There is a lot of ferment at the moment around things like blockchain, bitcoin, fintech, and alternative finance (peer-to-peer lending, etc). Regardless of the merits of these things, how useful is it to a firm like yours that conventional banking is being challenged?
We see ourselves as a fintech play, and we will have more to say (and show) about this in 2017. I think there would not have been an opportunity before 2008. It is now that banks are vulnerable on multiple fronts. And of course with zero interest offered to the saver, we have a big opportunity.
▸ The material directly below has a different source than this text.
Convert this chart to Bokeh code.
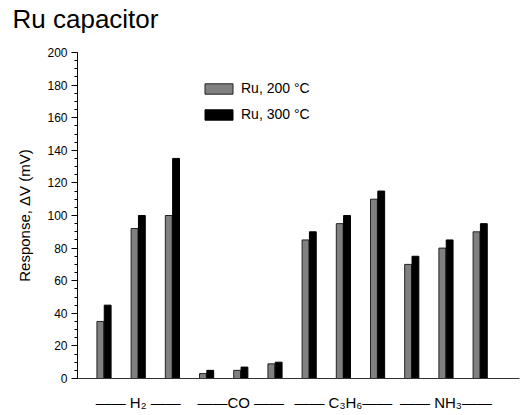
from bokeh.plotting import figure
from bokeh.models import (Range1d, SingleIntervalTicker, FixedTicker,
                          Legend, LegendItem, ColumnDataSource)
from bokeh.embed import file_html
from bokeh.resources import INLINE

# ---- data ----
gases = ["H2", "CO", "C3H6", "NH3"]
gas_labels = ["—— H₂ ——", "——CO ——", "—— C₃H₆——", "—— NH₃——"]
positions = [1, 2, 3, 4, 5, 6, 7, 8, 9, 10, 11, 12]
ru_200 = [35, 92, 100, 3, 5, 9, 85, 95, 110, 70, 80, 90]
ru_300 = [45, 100, 135, 5, 7, 10, 90, 100, 115, 75, 85, 95]
series_names = ["Ru, 200 °C", "Ru, 300 °C"]
title_text = "Ru capacitor"
y_label = "Response, ΔV (mV)"

FONT = "Liberation Sans"

p = figure(width=521, height=415, output_backend="svg", toolbar_location=None,
           x_range=Range1d(0.225, 13.15), y_range=Range1d(0, 200),
           min_border_left=77, min_border_right=2, min_border_top=52,
           min_border_bottom=37)
p.outline_line_color = None
p.xgrid.visible = False
p.ygrid.visible = False
p.background_fill_color = "white"

p.title.text = title_text + "\n "
p.title.text_font = FONT
p.title.text_font_size = "26px"
p.title.text_font_style = "normal"
p.title.text_color = "black"
p.title.align = "left"
p.title.text_line_height = 0.62
p.title.offset = -65
p.title.standoff = 0

src = ColumnDataSource(dict(
    x200=[x - 0.107 for x in positions],
    x300=[x + 0.107 for x in positions],
    y200=ru_200, y300=ru_300))

r1 = p.vbar(x="x200", top="y200", width=0.2, source=src,
            fill_color="#808080", line_color="#222222", line_width=1)
r2 = p.vbar(x="x300", top="y300", width=0.2, source=src,
            fill_color="black", line_color="black", line_width=1)

# y axis
ya = p.yaxis[0]
ya.ticker = SingleIntervalTicker(interval=20, num_minor_ticks=4)
ya.axis_label = y_label
ya.axis_label_text_font = FONT
ya.axis_label_text_font_size = "15px"
ya.axis_label_text_font_style = "normal"
ya.axis_label_text_color = "black"
ya.axis_label_standoff = 11
ya.major_label_text_font = FONT
ya.major_label_text_font_size = "12px"
ya.major_label_text_color = "black"
ya.major_label_standoff = 4
ya.major_tick_in = 0
ya.major_tick_out = 6
ya.minor_tick_in = 0
ya.minor_tick_out = 3
ya.axis_line_color = "black"
ya.major_tick_line_color = "black"
ya.minor_tick_line_color = "black"

# x axis: line + group labels
centers = [sum(positions[g * 3:g * 3 + 3]) / 3.0 for g in range(len(gases))]
xa = p.xaxis[0]
xa.ticker = FixedTicker(ticks=centers)
xa.major_label_overrides = {c: lab for c, lab in zip(centers, gas_labels)}
xa.major_tick_line_color = None
xa.minor_tick_line_color = None
xa.major_tick_in = 0
xa.major_tick_out = 0
xa.major_label_standoff = 15
xa.major_label_text_font = FONT
xa.major_label_text_font_size = "15px"
xa.major_label_text_color = "black"
xa.axis_line_color = "#333333"

legend = Legend(items=[LegendItem(label=series_names[0], renderers=[r1]),
                       LegendItem(label=series_names[1], renderers=[r2])],
                location=(124, 256), padding=0, spacing=10, margin=0,
                glyph_width=35, glyph_height=13, label_height=13,
                label_standoff=5, label_text_font=FONT,
                label_text_font_size="14px", label_text_color="black",
                border_line_color=None, background_fill_alpha=0)
p.add_layout(legend)

open("out.html", "w").write(file_html(p, INLINE))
Central banking, with its QE, and its experiments in managing economies, is under challenge. Would you like to make a prediction of where we will be in a decade's time? Do you think the days of central banking are peaking?
Central banking has just about reached its endgame. The very promise of what it’s purported to do should make everyone sceptical. The belief is that central banks can centrally plan us to prosperity. This is magical thinking.

The reality is that they can offer perverse incentives to consume capital. Like eating the seed corn at a frontier farm, it’s all fun and games while the feast lasts. Then comes hunger the next year as the harvest falls short. The boom which everyone loves turns to bust.

Interest rates have been falling for 35 years. Meanwhile, debt is rising exponentially. Many economists insist that rising debt is not a problem because rising GDP will outgrow it. The problem with this theory is that borrowing has diminishing returns. Decades ago, each new dollar of debt added more than a dollar of GDP. Now, in the endgame, we’re lucky to get a few pennies. This trend is irreversible, and the reason is that all that old debt has accumulated and must be serviced, hedged, leveraged, swapped, etc.

We will come to a point where gold refuses to bid on the dollar. Whenever there is a crisis, it is always the bid, never the offer, that is withdrawn. When the gold bid is withdrawn, then the dollar is finished. It is hard to say if that will happen in 10 years, it could be sooner than that or later.